What to pay attention to: Polish spelling vs. sound
Polish is more regular than English, but some sounds can be written in different ways.
- Some letters are unique Polish characters (ą, ę, ł, ń, ó, ś, ź, ż).
- Some sounds are written with two letters (cz, sz, rz, dz, dż, dź, ch).
- Some pairs have the same pronunciation but different spelling (ó/u, ż/rz, h/ch, ć/ci, ś/si, ź/zi, dź/dzi).
Special Polish letters: quick “how do I say it?” guide
ą ≈ “on/om” (nasal) wąż (sounds like “vownsh”) |
ę ≈ “en/em” (nasal) ręka (“ren-ka”) |
ł ≈ English w Łódź (approx. “woodj”) |
ś = “soft sh” środa (soft at the start) |
ź = “soft zh” źrebak |
ń ≈ Spanish ñ / “ny” koń (“kon-y”) |
ć = “soft ch” (like “tch” but softer) ćma |
ż = “zh” (like s in “measure”) żaba |
ó = sounds like u stół |
Tip: Don’t aim for perfect IPA at A1. Aim for: clear consonants + correct stress.
Two-letter sounds (digraphs): read them as one sound
sz = “sh” szafa |
cz = “ch” (as in “church”) czas |
rz = “zh” (same sound as ż) rzeka |
dz = “ds/dz” dzwonek |
dż = “j” (as in “jam”) dżungla |
dź = “soft j” dźwięk |
ch = “kh” (throaty, like German “Bach”) chleb |
Rule of thumb: rz/sz/cz/dż/dź/ch stay together when you read. |
Same pronunciation, different spelling: what learners usually miss
These pairs sound the same in modern Polish. You must learn the spelling word by word.
| ó = u |
stół / but |
Practical tip: write new words with their accent marks from day 1. |
| ż = rz |
żaba / rzeka |
Important: spelling can change the meaning. |
| h = ch |
historia / chleb |
Both are “h/kh”-type sounds. The spelling is lexical. |
Soft sounds: when Polish writes ć vs. ci (and similar pairs)

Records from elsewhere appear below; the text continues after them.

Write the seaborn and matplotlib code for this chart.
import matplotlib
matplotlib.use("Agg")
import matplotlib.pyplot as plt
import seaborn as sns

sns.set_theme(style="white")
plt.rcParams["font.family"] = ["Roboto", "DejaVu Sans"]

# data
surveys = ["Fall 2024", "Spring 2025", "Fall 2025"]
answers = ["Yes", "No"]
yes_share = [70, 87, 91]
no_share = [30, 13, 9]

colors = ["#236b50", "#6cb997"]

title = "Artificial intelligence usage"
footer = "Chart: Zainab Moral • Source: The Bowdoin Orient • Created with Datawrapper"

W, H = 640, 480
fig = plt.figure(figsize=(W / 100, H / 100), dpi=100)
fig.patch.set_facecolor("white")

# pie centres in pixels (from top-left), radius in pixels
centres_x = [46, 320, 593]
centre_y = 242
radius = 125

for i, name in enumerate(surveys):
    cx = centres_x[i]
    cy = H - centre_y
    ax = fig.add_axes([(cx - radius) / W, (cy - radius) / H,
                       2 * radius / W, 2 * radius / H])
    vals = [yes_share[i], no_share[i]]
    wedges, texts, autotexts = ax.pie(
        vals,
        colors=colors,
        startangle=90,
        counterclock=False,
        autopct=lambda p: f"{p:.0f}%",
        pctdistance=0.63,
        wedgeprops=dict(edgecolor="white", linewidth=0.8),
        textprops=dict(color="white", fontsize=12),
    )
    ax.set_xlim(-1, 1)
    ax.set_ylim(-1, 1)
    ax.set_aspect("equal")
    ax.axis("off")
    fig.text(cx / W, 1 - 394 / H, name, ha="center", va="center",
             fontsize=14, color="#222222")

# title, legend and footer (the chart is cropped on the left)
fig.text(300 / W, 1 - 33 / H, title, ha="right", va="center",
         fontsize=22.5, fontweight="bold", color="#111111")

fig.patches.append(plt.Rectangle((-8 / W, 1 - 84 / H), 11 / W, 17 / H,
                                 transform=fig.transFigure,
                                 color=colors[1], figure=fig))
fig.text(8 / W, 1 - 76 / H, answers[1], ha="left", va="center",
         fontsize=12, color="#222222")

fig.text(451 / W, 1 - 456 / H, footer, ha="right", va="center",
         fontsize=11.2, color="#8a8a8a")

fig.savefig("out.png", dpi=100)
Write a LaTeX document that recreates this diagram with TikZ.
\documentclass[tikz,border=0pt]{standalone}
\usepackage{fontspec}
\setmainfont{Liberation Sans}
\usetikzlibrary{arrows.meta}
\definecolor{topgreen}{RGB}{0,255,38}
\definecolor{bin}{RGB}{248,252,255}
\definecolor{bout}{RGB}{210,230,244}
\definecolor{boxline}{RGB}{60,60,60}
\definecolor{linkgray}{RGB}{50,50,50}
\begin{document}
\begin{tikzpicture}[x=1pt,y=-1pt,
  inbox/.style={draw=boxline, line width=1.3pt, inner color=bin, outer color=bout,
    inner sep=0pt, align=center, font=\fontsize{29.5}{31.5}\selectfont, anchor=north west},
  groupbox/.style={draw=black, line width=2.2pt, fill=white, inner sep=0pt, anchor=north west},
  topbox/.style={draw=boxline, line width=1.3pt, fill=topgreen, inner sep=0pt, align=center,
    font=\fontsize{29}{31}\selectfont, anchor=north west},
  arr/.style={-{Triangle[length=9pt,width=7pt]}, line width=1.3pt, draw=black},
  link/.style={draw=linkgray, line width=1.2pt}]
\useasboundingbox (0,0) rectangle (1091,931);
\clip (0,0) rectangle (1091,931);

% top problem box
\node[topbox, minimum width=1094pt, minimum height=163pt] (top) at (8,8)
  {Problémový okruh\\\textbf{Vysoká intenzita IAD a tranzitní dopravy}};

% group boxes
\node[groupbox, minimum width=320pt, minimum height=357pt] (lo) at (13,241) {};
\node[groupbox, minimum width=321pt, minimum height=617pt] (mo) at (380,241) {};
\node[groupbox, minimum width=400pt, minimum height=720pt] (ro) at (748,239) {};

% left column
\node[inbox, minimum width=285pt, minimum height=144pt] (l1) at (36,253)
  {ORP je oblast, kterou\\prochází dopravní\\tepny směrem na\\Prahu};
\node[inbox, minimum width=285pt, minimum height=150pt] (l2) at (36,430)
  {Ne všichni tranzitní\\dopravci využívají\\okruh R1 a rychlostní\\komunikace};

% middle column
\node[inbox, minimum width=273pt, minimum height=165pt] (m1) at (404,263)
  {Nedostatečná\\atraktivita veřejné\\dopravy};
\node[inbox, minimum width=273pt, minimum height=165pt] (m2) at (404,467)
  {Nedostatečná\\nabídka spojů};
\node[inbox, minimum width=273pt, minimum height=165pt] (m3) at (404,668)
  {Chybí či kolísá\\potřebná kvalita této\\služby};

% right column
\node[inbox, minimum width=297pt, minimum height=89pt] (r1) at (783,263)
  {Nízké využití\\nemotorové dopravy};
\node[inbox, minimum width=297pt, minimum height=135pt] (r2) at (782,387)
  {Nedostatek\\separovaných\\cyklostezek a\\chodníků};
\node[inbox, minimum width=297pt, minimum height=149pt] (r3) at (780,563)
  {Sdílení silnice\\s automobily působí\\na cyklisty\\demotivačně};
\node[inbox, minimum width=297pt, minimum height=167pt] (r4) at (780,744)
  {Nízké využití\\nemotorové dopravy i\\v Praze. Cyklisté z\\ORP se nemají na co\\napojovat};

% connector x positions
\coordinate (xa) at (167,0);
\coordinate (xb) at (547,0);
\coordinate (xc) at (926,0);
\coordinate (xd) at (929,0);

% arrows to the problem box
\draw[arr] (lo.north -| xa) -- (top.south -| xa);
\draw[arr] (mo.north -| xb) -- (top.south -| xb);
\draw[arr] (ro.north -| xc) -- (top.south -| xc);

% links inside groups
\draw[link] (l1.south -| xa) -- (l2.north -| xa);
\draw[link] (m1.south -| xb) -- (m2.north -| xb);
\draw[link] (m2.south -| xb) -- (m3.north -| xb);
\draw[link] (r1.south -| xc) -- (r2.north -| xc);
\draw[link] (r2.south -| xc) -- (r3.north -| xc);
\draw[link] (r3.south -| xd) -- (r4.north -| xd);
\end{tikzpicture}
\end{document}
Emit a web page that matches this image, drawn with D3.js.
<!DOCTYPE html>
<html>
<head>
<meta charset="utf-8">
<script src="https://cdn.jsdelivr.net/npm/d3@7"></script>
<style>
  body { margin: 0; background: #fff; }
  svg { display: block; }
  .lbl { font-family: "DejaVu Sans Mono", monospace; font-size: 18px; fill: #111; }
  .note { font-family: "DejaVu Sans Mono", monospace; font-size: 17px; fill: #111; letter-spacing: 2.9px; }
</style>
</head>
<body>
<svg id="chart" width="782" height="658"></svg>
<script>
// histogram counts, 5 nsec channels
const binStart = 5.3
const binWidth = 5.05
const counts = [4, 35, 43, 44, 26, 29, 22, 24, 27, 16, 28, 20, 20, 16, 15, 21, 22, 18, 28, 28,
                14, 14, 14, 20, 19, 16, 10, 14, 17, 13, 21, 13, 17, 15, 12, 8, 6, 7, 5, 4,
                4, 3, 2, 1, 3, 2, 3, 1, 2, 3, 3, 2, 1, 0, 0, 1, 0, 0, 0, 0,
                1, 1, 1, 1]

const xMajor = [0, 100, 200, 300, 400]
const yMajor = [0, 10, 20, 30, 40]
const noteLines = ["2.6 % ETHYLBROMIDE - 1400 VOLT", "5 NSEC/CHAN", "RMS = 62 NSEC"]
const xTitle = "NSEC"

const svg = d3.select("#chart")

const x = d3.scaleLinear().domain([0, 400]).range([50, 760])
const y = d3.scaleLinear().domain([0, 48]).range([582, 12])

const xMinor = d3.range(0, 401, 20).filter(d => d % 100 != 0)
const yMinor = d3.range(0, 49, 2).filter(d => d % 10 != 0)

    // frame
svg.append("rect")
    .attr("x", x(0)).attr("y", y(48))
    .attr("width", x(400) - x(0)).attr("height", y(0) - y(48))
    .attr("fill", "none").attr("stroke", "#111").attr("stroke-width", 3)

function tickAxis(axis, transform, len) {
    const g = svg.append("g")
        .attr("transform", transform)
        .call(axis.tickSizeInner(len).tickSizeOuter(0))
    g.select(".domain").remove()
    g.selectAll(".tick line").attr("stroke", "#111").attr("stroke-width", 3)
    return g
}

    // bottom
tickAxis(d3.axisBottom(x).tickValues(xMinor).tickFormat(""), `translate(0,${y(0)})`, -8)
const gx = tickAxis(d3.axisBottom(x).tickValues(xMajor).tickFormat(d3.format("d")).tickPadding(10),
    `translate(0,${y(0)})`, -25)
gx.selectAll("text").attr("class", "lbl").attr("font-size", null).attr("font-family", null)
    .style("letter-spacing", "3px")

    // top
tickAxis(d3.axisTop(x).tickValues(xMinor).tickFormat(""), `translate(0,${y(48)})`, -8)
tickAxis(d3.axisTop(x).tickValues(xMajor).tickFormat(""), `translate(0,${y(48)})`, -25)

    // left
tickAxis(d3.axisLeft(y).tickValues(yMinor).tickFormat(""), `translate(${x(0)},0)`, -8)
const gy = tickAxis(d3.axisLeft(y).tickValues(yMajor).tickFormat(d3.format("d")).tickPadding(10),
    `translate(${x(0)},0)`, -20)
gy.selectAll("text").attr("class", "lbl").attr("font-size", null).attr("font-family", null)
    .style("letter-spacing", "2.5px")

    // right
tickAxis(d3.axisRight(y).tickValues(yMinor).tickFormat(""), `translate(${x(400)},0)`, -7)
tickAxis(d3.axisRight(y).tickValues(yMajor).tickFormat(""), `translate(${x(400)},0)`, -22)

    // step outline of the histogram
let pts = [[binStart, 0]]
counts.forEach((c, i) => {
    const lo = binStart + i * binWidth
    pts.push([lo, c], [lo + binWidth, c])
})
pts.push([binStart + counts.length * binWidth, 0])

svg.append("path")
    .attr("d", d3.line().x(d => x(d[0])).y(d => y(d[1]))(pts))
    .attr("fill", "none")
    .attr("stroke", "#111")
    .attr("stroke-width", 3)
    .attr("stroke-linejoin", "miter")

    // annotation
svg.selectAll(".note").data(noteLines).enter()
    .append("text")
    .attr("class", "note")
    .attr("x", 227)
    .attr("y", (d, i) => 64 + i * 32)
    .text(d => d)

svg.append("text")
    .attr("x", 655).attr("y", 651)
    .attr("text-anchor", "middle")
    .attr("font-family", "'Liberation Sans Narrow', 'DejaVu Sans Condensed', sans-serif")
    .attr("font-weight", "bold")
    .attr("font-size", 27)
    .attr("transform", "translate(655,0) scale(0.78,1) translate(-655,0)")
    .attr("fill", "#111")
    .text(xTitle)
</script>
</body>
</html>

Polish often shows “softness” in two ways:
- With a special letter: ć, ś, ź, dź
- Or with i after the consonant: ci, si, zi, dzi
| ć vs ci |
ćma vs ciasto |
ci is usually used before a vowel: cia, cie, cio, ciu. |
| ś vs si |
środa vs siostra |
si often appears before a vowel: sia, sie, sio, siu. |
| ź vs zi |
źrebak vs ziemia |
zi often appears before a vowel: zia, zie, zio, ziu. |
| dź vs dzi |
dźwig vs dziecko |
dzi often appears before a vowel: dzia, dzie, dzio, dziu. |
Self-check: If you see ci/si/zi/dzi + a vowel, read it as one soft consonant (not “c + i”).
“rz” and “ż”: same sound, different words (meaning warning)
rz and ż are pronounced the same (/ʐ/). The spelling can change meaning.
| morze = sea |
może = maybe / can |
Practical tip: Learn these as separate vocabulary items. Don’t rely on the sound to spell them.
Stress (accent): your fastest upgrade to “natural Polish”
In most Polish words, the stress is on the second-to-last syllable.
- na-ZY-wam się
- ŚRO-da
- Łu-kasz BĄK (one-syllable last name: the only syllable is stressed)
Self-check: Clap the syllables and stress the one before the last.
Yes/No questions: intonation you can copy immediately
For yes/no questions in Polish, the voice usually rises at the end.
| Statement |
To pani córka. |
| Yes/No question |
Czy to pani córka? (rise at the end) |
Self-check: If you add czy, keep the sentence structure simple and let the final rise do the work.
Mini checklist before you speak
- Do I see a digraph (sz, cz, rz, dz, dż, dź, ch)? Read it as one sound.
- Do I see ci/si/zi/dzi + vowel? Make it soft, not “c + i”.
- Is it a yes/no question? Rise at the end.
- Stress: second-to-last syllable (almost always).